▸ **WHAT YOU ARE ASKED TO DO**:
Take the lines of the data below from the very first through the line containing "import matplotlib.pyplot as plt" and output them exactly, pictures excluded.

▸ **DATA PROVIDED**:
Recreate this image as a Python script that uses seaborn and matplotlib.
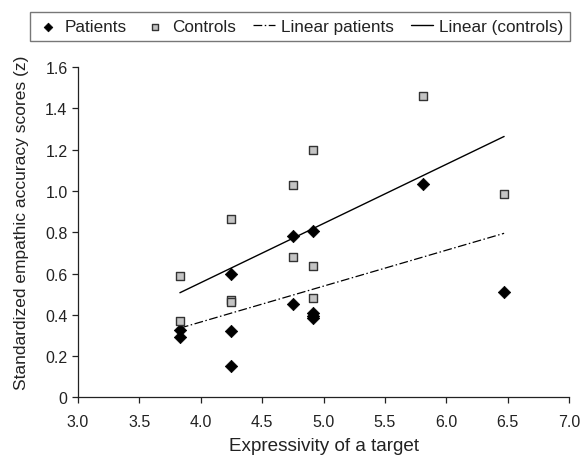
import numpy as np
import pandas as pd
import seaborn as sns
import matplotlib.pyplot as plt

# values
patients_x = [3.83, 3.83, 4.25, 4.25, 4.25, 4.75, 4.75, 4.91, 4.91, 4.91, 4.91, 5.81, 6.47]
patients_y = [0.325, 0.29, 0.60, 0.32, 0.15, 0.78, 0.45, 0.805, 0.41, 0.395, 0.385, 1.035, 0.51]
controls_x = [3.83, 3.83, 4.25, 4.25, 4.25, 4.75, 4.75, 4.91, 4.91, 4.91, 5.81, 6.47]
controls_y = [0.59, 0.37, 0.865, 0.47, 0.46, 1.03, 0.68, 1.20, 0.635, 0.48, 1.46, 0.985]

df_pat = pd.DataFrame({'x': patients_x, 'y': patients_y})
df_con = pd.DataFrame({'x': controls_x, 'y': controls_y})

sns.set_style('ticks')
plt.rcParams['font.family'] = ['Liberation Sans', 'DejaVu Sans']

fig = plt.figure(figsize=(5.82, 4.60), dpi=100)
ax = fig.add_axes([0.134, 0.134, 0.844, 0.718])

# regression lines over the data range
sns.regplot(data=df_pat, x='x', y='y', ax=ax, scatter=False, ci=None, truncate=True,
            line_kws={'color': 'black', 'lw': 0.9, 'dashes': (7, 2, 1.2, 2)})
line_pat = ax.lines[-1]
sns.regplot(data=df_con, x='x', y='y', ax=ax, scatter=False, ci=None, truncate=True,
            line_kws={'color': 'black', 'lw': 1.0})
line_con = ax.lines[-1]

sns.scatterplot(data=df_pat, x='x', y='y', ax=ax, marker='D', s=40, color='black',
                edgecolor='black', linewidth=0.5, zorder=3)
pts_pat = ax.collections[-1]
sns.scatterplot(data=df_con, x='x', y='y', ax=ax, marker='s', s=38, color='#c4c4c4',
                edgecolor='#333333', linewidth=1.0, zorder=3)
pts_con = ax.collections[-1]

ax.set_xlim(3.0, 7.0)
ax.set_ylim(0, 1.6)
xt = np.arange(3.0, 7.01, 0.5)
ax.set_xticks(xt)
ax.set_xticklabels([f'{v:.1f}' for v in xt])
yt = np.arange(0, 1.61, 0.2)
ax.set_yticks(yt)
ax.set_yticklabels(['0'] + [f'{v:.1f}' for v in yt[1:]])
ax.tick_params(labelsize=11.5, length=4, width=0.9, color='#222222', labelcolor='#222222')
ax.tick_params(axis='x', pad=8)
for s in ['left', 'bottom']:
    ax.spines[s].set_linewidth(0.9)
    ax.spines[s].set_color('#222222')
sns.despine(ax=ax)

ax.set_xlabel('Expressivity of a target', fontsize=13.6, color='#222222', labelpad=6)
ax.set_ylabel('Standardized empathic accuracy scores (z)', fontsize=12.5, color='#222222')
ax.yaxis.set_label_coords(-0.10, 0.532)

leg = fig.legend([pts_pat, pts_con, line_pat, line_con],
                 ['Patients', 'Controls', 'Linear patients', 'Linear (controls)'],
                 loc='center', bbox_to_anchor=(0.5155, 0.94),
                 ncol=4, fontsize=12.3, frameon=True, fancybox=False, handlelength=1.3,
                 handletextpad=0.35, columnspacing=1.0, borderpad=0.4, markerscale=0.7)
leg.get_frame().set_edgecolor('#555555')
leg.get_frame().set_linewidth(1.0)
for t in leg.get_texts():
    t.set_color('#222222')

fig.savefig('out.png', dpi=100)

▸ **RESPONSE TO THE EXERCISE**:
Recreate this image as a Python script that uses seaborn and matplotlib.
import numpy as np
import pandas as pd
import seaborn as sns
import matplotlib.pyplot as plt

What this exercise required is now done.